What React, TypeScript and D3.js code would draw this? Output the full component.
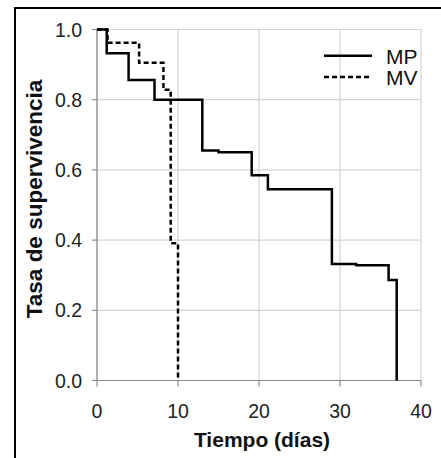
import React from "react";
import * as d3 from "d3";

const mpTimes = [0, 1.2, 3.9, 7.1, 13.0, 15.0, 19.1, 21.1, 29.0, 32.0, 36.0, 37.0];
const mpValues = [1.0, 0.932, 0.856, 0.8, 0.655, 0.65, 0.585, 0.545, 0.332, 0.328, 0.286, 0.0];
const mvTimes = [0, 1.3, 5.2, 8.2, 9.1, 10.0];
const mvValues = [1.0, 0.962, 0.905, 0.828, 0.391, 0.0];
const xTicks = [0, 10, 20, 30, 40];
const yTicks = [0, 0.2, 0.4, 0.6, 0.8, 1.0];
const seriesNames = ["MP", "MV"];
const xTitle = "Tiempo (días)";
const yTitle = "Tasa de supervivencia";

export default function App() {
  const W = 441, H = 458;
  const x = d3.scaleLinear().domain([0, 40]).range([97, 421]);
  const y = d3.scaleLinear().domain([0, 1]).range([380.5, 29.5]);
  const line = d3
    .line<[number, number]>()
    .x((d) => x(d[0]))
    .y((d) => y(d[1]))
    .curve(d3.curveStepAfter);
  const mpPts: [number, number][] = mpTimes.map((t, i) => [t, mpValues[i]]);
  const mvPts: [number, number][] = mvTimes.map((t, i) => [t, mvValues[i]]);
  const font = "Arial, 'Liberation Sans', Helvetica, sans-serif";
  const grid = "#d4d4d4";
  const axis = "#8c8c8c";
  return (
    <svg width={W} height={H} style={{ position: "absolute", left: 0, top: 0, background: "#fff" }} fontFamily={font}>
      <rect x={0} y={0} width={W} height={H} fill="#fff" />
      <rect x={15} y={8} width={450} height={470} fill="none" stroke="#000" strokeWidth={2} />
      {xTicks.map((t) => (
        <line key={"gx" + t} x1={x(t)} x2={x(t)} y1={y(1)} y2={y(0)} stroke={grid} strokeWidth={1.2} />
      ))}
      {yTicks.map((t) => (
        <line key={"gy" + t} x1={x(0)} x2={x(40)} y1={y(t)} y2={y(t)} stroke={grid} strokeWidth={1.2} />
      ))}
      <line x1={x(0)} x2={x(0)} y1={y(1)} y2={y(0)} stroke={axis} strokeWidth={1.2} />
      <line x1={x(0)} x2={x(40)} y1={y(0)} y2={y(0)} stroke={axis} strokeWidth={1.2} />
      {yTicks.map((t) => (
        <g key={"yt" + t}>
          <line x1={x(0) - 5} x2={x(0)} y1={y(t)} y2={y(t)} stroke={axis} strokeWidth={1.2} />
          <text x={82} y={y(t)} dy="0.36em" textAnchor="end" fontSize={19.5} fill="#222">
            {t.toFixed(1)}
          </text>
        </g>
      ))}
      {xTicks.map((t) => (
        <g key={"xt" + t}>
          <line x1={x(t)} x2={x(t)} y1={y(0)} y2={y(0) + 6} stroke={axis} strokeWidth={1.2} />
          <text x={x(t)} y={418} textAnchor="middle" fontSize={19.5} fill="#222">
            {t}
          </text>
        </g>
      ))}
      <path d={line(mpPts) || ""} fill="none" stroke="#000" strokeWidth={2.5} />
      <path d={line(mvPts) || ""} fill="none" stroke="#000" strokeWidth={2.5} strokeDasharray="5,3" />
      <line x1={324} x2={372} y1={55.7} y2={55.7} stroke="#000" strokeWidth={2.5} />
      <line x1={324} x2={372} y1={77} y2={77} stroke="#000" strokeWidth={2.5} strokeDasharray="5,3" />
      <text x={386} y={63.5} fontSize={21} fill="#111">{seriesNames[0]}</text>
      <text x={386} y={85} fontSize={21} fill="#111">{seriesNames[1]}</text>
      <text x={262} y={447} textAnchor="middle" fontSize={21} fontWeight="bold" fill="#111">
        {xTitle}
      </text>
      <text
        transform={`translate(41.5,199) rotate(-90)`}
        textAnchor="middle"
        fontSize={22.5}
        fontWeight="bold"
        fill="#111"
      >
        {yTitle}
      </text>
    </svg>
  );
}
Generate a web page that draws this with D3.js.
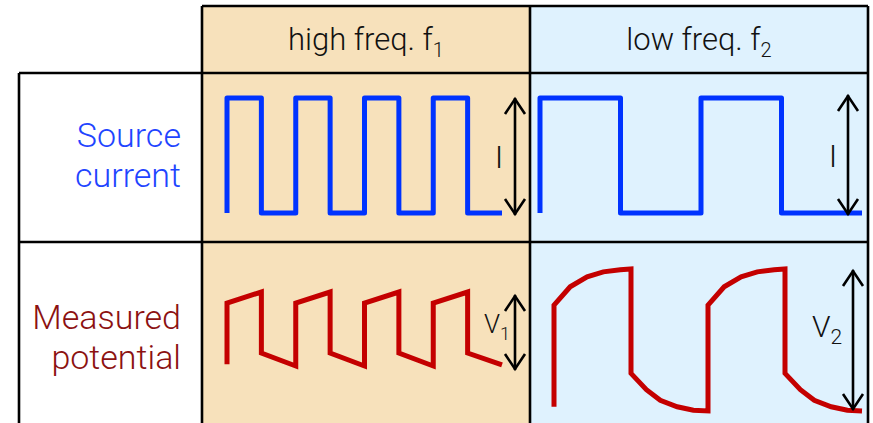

* TASK BRIEF: Select all lines in the listing that include the word "React".

* COMPLETE ANSWER:
What React, TypeScript and D3.js code would draw this? Output the full component.
import React from "react";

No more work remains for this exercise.